WHAT TO WORK ON: Quote the data exactly, first line to the line containing "4e-5, 6.3e-5, 1e-4, 1.6e-4, 2.5e-4, 4e-4, 6.3e-4, 8.3e-4];", with no pictures.

BEGIN GIVEN DATA

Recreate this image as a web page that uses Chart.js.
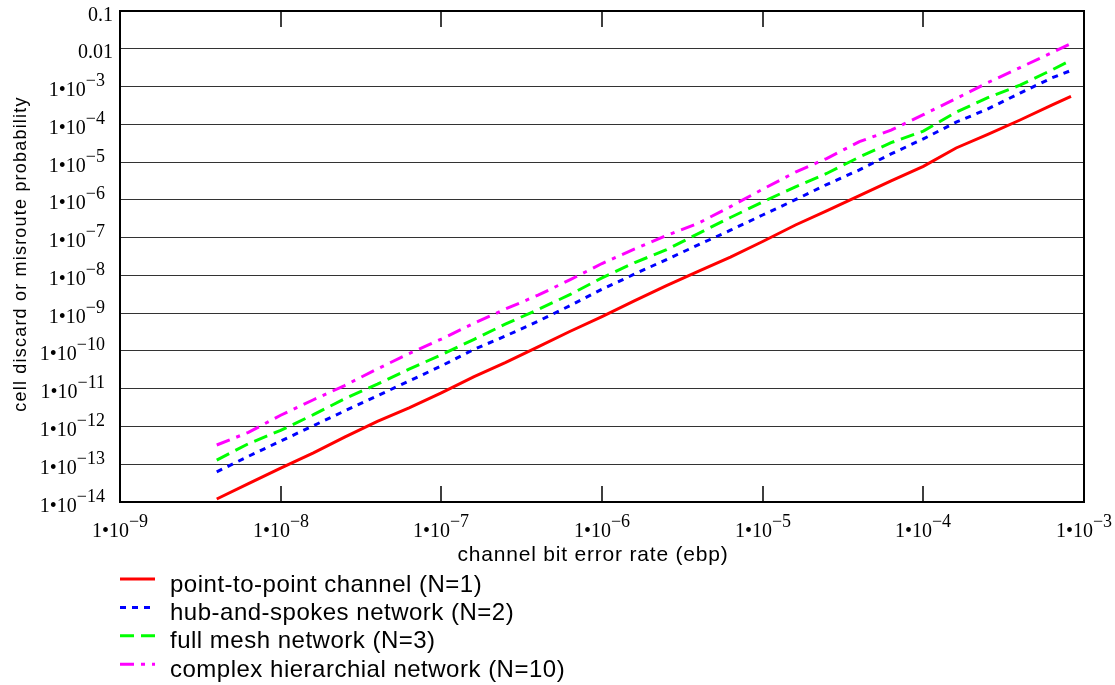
<!DOCTYPE html>
<html>
<head>
<meta charset="utf-8">
<script src="https://cdn.jsdelivr.net/npm/chart.js@4.4.1/dist/chart.umd.min.js"></script>
<style>
  html, body { margin: 0; padding: 0; background: #fff; }
</style>
</head>
<body>
<canvas id="c" width="1115" height="685"></canvas>
<script>
// channel bit error rate (x axis)
const ber = [4e-9, 6.3e-9, 1e-8, 1.6e-8, 2.5e-8, 4e-8, 6.3e-8, 1e-7, 1.6e-7, 2.5e-7,
             4e-7, 6.3e-7, 1e-6, 1.6e-6, 2.5e-6, 4e-6, 6.3e-6, 1e-5, 1.6e-5, 2.5e-5,
             4e-5, 6.3e-5, 1e-4, 1.6e-4, 2.5e-4, 4e-4, 6.3e-4, 8.3e-4];

// cell discard / misroute probability
const pointToPoint = [1.2e-14, 3.07e-14, 7.9e-14, 2.01e-13, 5.2e-13, 1.37e-12, 3.1e-12, 7.8e-12, 2.08e-11, 4.9e-11,
                      1.28e-10, 3.27e-10, 8.1e-10, 2.15e-9, 5.3e-9, 1.29e-8, 3.05e-8, 7.9e-8, 2.16e-7, 5.1e-7,
                      1.29e-6, 3.19e-6, 7.7e-6, 2.36e-5, 5.3e-5, 1.3e-4, 3.23e-4, 5.5e-4];
const hubSpokes = [6.3e-14, 1.62e-13, 4.1e-13, 1.05e-12, 2.57e-12, 6.5e-12, 1.6e-11, 4.0e-11, 1.1e-10, 2.47e-10,
                   6.1e-10, 1.57e-9, 4.3e-9, 1.09e-8, 2.59e-8, 6.5e-8, 1.57e-7, 3.97e-7, 1.01e-6, 2.54e-6,
                   6.2e-6, 1.65e-5, 4.1e-5, 1.14e-4, 2.51e-4, 6.7e-4, 1.69e-3, 2.66e-3];
const fullMesh = [1.29e-13, 3.5e-13, 7.9e-13, 2.05e-12, 5.4e-12, 1.32e-11, 3.3e-11, 7.9e-11, 2.03e-10, 5.1e-10,
                  1.25e-9, 3.08e-9, 8.6e-9, 2.19e-8, 4.7e-8, 1.3e-7, 3.41e-7, 8.8e-7, 2.22e-6, 4.99e-6,
                  1.36e-5, 3.26e-5, 6.6e-5, 2.09e-4, 5.0e-4, 1.09e-3, 2.74e-3, 4.98e-3];
const complexNet = [3.23e-13, 6.97e-13, 1.98e-12, 5.1e-12, 1.21e-11, 3.34e-11, 8.5e-11, 2.06e-10, 5.4e-10, 1.28e-9,
                    2.99e-9, 7.6e-9, 2.06e-8, 5.0e-8, 1.12e-7, 2.44e-7, 6.6e-7, 1.91e-6, 5.4e-6, 1.24e-5,
                    3.47e-5, 7.0e-5, 1.8e-4, 4.8e-4, 1.25e-3, 3.17e-3, 7.9e-3, 1.37e-2];

const seriesNames = ["point-to-point channel (N=1)", "hub-and-spokes network (N=2)",
                     "full mesh network (N=3)", "complex hierarchial network (N=10)"];

const xTicks = [1e-9, 1e-8, 1e-7, 1e-6, 1e-5, 1e-4, 1e-3];
const xTickLabels = [["1•10", "\u22129"], ["1•10", "\u22128"], ["1•10", "\u22127"], ["1•10", "\u22126"],
                     ["1•10", "\u22125"], ["1•10", "\u22124"], ["1•10", "\u22123"]];
const yTicks = [0.1, 0.01, 1e-3, 1e-4, 1e-5, 1e-6, 1e-7, 1e-8, 1e-9, 1e-10, 1e-11, 1e-12, 1e-13, 1e-14];
const yTickLabels = [["0.1", ""], ["0.01", ""], ["1•10", "\u22123"], ["1•10", "\u22124"], ["1•10", "\u22125"],
                     ["1•10", "\u22126"], ["1•10", "\u22127"], ["1•10", "\u22128"], ["1•10", "\u22129"],
                     ["1•10", "\u221210"], ["1•10", "\u221211"], ["1•10", "\u221212"], ["1•10", "\u221213"],
                     ["1•10", "\u221214"]];

const toPoints = arr => arr.map((v, i) => ({ x: ber[i], y: v }));

const SERIF = '"Liberation Serif", "Times New Roman", serif';
const SANS = '"Liberation Sans", Arial, sans-serif';

// label like 1•10^-5 : base text plus raised exponent
function drawPow(ctx, base, sup, x, y, align) {
  ctx.font = '20px ' + SERIF;
  const wb = ctx.measureText(base).width;
  ctx.font = '18px ' + SERIF;
  const ws = sup ? ctx.measureText(sup).width : 0;
  let x0 = x;
  if (align === 'center') x0 = x - (wb + ws) / 2;
  if (align === 'right') x0 = x - wb - ws;
  ctx.textAlign = 'left';
  ctx.textBaseline = 'alphabetic';
  ctx.font = '20px ' + SERIF;
  ctx.fillText(base, x0, y);
  if (sup) {
    ctx.font = '18px ' + SERIF;
    ctx.fillText(sup, x0 + wb, y - 10);
  }
}

const framePlugin = {
  id: 'framePlugin',
  afterDraw(chart) {
    const { ctx, chartArea: a } = chart;
    const xs = chart.scales.x, ys = chart.scales.y;
    ctx.save();
    ctx.fillStyle = '#000';

    // box
    ctx.strokeStyle = '#000';
    ctx.lineWidth = 2;
    ctx.strokeRect(a.left, a.top, a.right - a.left, a.bottom - a.top);

    // x tick marks, inside, top and bottom
    ctx.lineWidth = 1.5;
    xTicks.forEach((v, i) => {
      const px = Math.round(xs.getPixelForValue(v));
      if (i > 0 && i < xTicks.length - 1) {
        ctx.beginPath();
        ctx.moveTo(px, a.bottom); ctx.lineTo(px, a.bottom - 16);
        ctx.moveTo(px, a.top); ctx.lineTo(px, a.top + 16);
        ctx.stroke();
      }
      drawPow(ctx, xTickLabels[i][0], xTickLabels[i][1], px, a.bottom + 35, 'center');
    });

    // y tick labels
    yTicks.forEach((v, i) => {
      const py = ys.getPixelForValue(v);
      const lab = yTickLabels[i];
      drawPow(ctx, lab[0], lab[1], lab[1] ? a.left - 15 : a.left - 7, py + 9.5, 'right');
    });

    // axis titles
    ctx.font = '21px ' + SANS;
    ctx.letterSpacing = '0.8px';
    ctx.textAlign = 'center';
    ctx.textBaseline = 'middle';
    ctx.fillText('channel bit error rate (ebp)', 593, a.bottom + 53);

    ctx.save();
    ctx.translate(21, 254);
    ctx.rotate(-Math.PI / 2);
    ctx.font = '18px ' + SANS;
    ctx.letterSpacing = '1.2px';
    ctx.fillText('cell discard or misroute probability', 0, 0);
    ctx.restore();

    // legend
    ctx.letterSpacing = '0.5px';
    chart.data.datasets.forEach((ds, i) => {
      const ly = 579 + i * 28.4;
      ctx.strokeStyle = ds.borderColor;
      ctx.lineWidth = 3;
      ctx.setLineDash(ds.borderDash || []);
      ctx.beginPath();
      ctx.moveTo(120, ly); ctx.lineTo(155, ly);
      ctx.stroke();
      ctx.setLineDash([]);
      ctx.font = '24px ' + SANS;
      ctx.textAlign = 'left';
      ctx.textBaseline = 'middle';
      ctx.fillStyle = '#000';
      ctx.fillText(ds.label, 170, ly + 6);
    });
    ctx.restore();
  }
};

new Chart(document.getElementById('c'), {
  type: 'line',
  data: {
    datasets: [
      { label: seriesNames[0], data: toPoints(pointToPoint), borderColor: '#ff0000', borderWidth: 3, borderDash: [] },
      { label: seriesNames[1], data: toPoints(hubSpokes), borderColor: '#0000ff', borderWidth: 3, borderDash: [6, 6] },
      { label: seriesNames[2], data: toPoints(fullMesh), borderColor: '#00ff00', borderWidth: 3, borderDash: [14, 7] },
      { label: seriesNames[3], data: toPoints(complexNet), borderColor: '#ff00ff', borderWidth: 3, borderDash: [14, 7, 4, 7] }
    ]
  },
  options: {
    responsive: false,
    animation: false,
    layout: { padding: { left: 120, top: 11, right: 31, bottom: 183 } },
    elements: { point: { radius: 0 }, line: { tension: 0 } },
    plugins: { legend: { display: false }, tooltip: { enabled: false } },
    scales: {
      x: {
        type: 'logarithmic', min: 1e-9, max: 1e-3, display: false
      },
      y: {
        type: 'logarithmic', min: 1e-14, max: 0.1,
        afterBuildTicks: s => { s.ticks = yTicks.map(v => ({ value: v })); },
        ticks: { display: false },
        border: { display: false },
        grid: { color: '#333', lineWidth: 1, drawTicks: false }
      }
    }
  },
  plugins: [framePlugin]
});
</script>
</body>
</html>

END GIVEN DATA

THE RESPONSE:
Recreate this image as a web page that uses Chart.js.
<!DOCTYPE html>
<html>
<head>
<meta charset="utf-8">
<script src="https://cdn.jsdelivr.net/npm/chart.js@4.4.1/dist/chart.umd.min.js"></script>
<style>
  html, body { margin: 0; padding: 0; background: #fff; }
</style>
</head>
<body>
<canvas id="c" width="1115" height="685"></canvas>
<script>
// channel bit error rate (x axis)
const ber = [4e-9, 6.3e-9, 1e-8, 1.6e-8, 2.5e-8, 4e-8, 6.3e-8, 1e-7, 1.6e-7, 2.5e-7,
             4e-7, 6.3e-7, 1e-6, 1.6e-6, 2.5e-6, 4e-6, 6.3e-6, 1e-5, 1.6e-5, 2.5e-5,
             4e-5, 6.3e-5, 1e-4, 1.6e-4, 2.5e-4, 4e-4, 6.3e-4, 8.3e-4];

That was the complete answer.